ExcelReaders.jl

ExcelReaders is a package that provides functionality to read Excel files.
Popularity
57 Stars
Updated Last
2 Years Ago
Started In
March 2015

ExcelReaders

Build Status Build status Coverage Status codecov

ExcelReaders is a package that provides functionality to read Excel files.

WARNING: Version v0.9.0 removed all support for DataFrames.jl from this package. The ExcelFiles.jl package now provides functionality to read data from an Excel file into a DataFrame (or any other table type), and users are encouraged to use that package for tabular data going forward. Version v0.9.0 also no longer uses DataArrays.jl, but instead is based on DataValues.jl.

Installation

Use Pkg.add("ExcelReaders") in Julia to install ExcelReaders and its dependencies.

The package uses the Python xlrd library. If either Python or the xlrd package are not installed on your Mac or Windows system, the package will use the Conda.jl package to install all necessary dependencies automatically. If you are on another system you can either install Python and xlrd yourself or instruct PyCall to use Conda.jl to manage its own python install (ENV["PYTHON"]=""; Pkg.build("PyCall") and restart Julia).

Alternatives

The Taro package also provides Excel file reading functionality. The main difference between the two packages (in terms of Excel functionality) is that ExcelReaders uses the Python package xlrd for its processing, whereas Taro uses the Java packages Apache Tika and Apache POI.

Basic usage

The most basic usage is this:

using ExcelReaders

data = readxl("Filename.xlsx", "Sheet1!A1:C4")
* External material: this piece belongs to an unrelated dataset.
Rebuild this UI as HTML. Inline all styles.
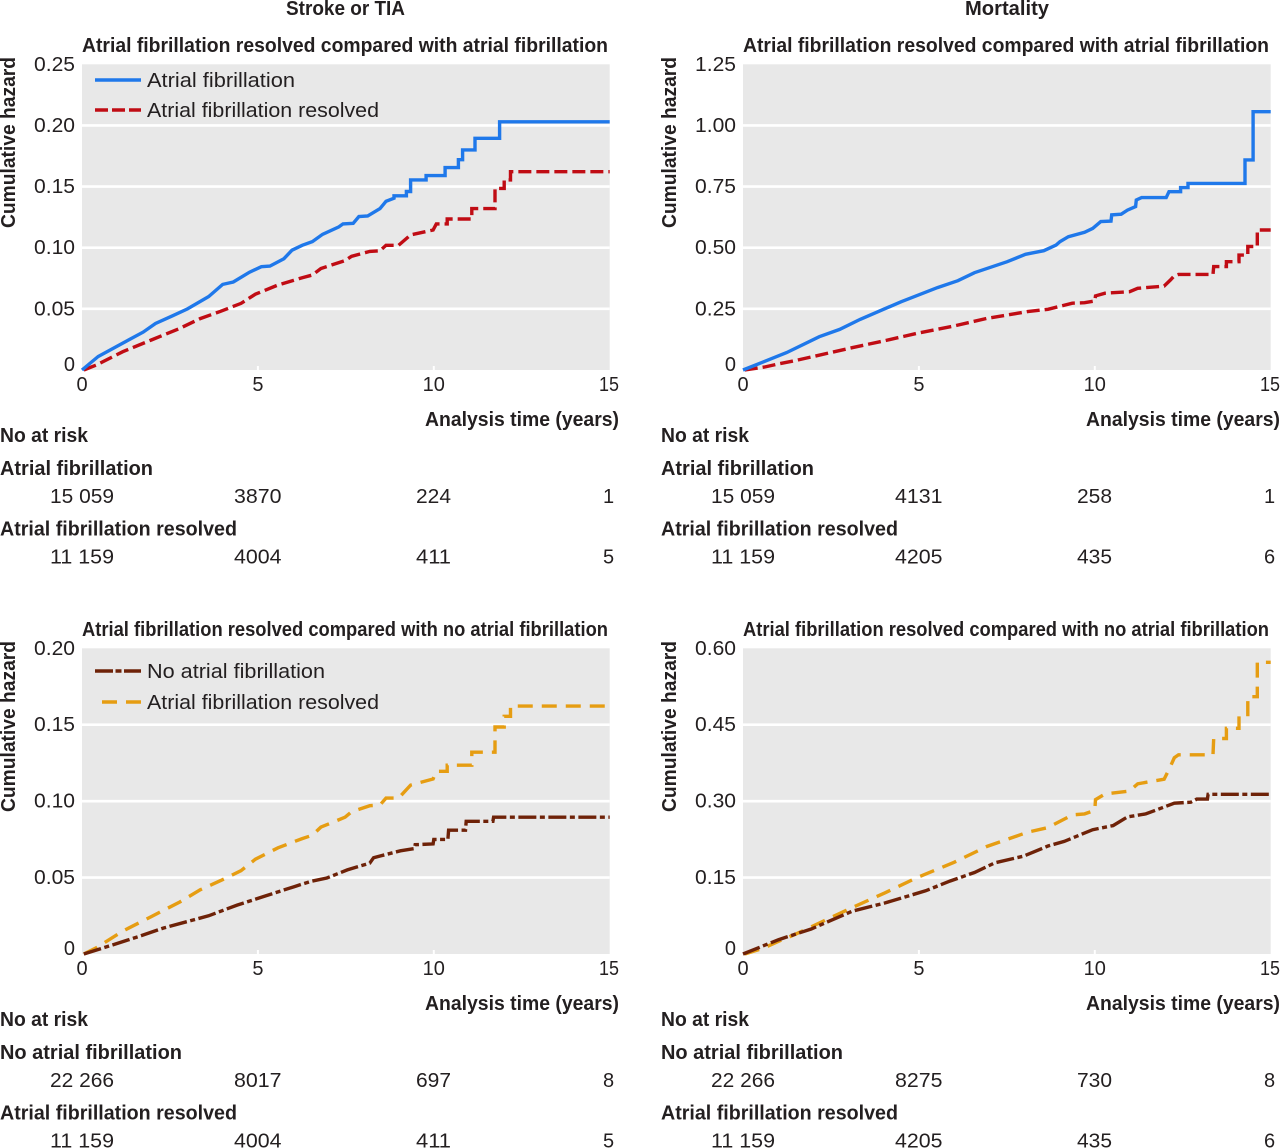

This will return an array with all the data in the cell range A1 to C4 on Sheet1 in the Excel file Filename.xlsx.

If you expect to read multiple ranges from the same Excel file you can get much better performance by opening the Excel file only once:

using ExcelReaders

f = openxl("Filename.xlsx")

data1 = readxl(f, "Sheet1!A1:C4")
data2 = readxl(f, "Sheet2!B4:F10")

Reading a whole sheet

The readxlsheet function reads complete Excel sheets, without a need to specify precise range information. The most basic usage is

using ExcelReaders

data = readxlsheet("Filename.xlsx", "Sheet1")

This will read all content on Sheet1 in the file Filename.xlsx. Eventual blank rows and columns at the top and left are skipped. readxlsheet takes a number of optional keyword arguments:

  • skipstartrows accepts either :blanks (default) or a positive integer. With :blank any empty initial rows are skipped. An integer skips as many rows as specified.
  • skipstartcols accepts either :blanks (default) or a positive integer. With :blank any empty initial columns are skipped. An integer skips as many columns as specified.
  • nrows accepts either :all (default) or a positive integer. With :all, all rows (except skipped ones) are read. An integer specifies the exact number of rows to be read.
  • ncols accepts either :all (default) or a postiive integer. With :all, all columns (except skipped ones) are read. An integer specifies the exact number of columns to be read.

readxlsheet also accepts an ExcelFile (as obtained from openxl) as its first argument.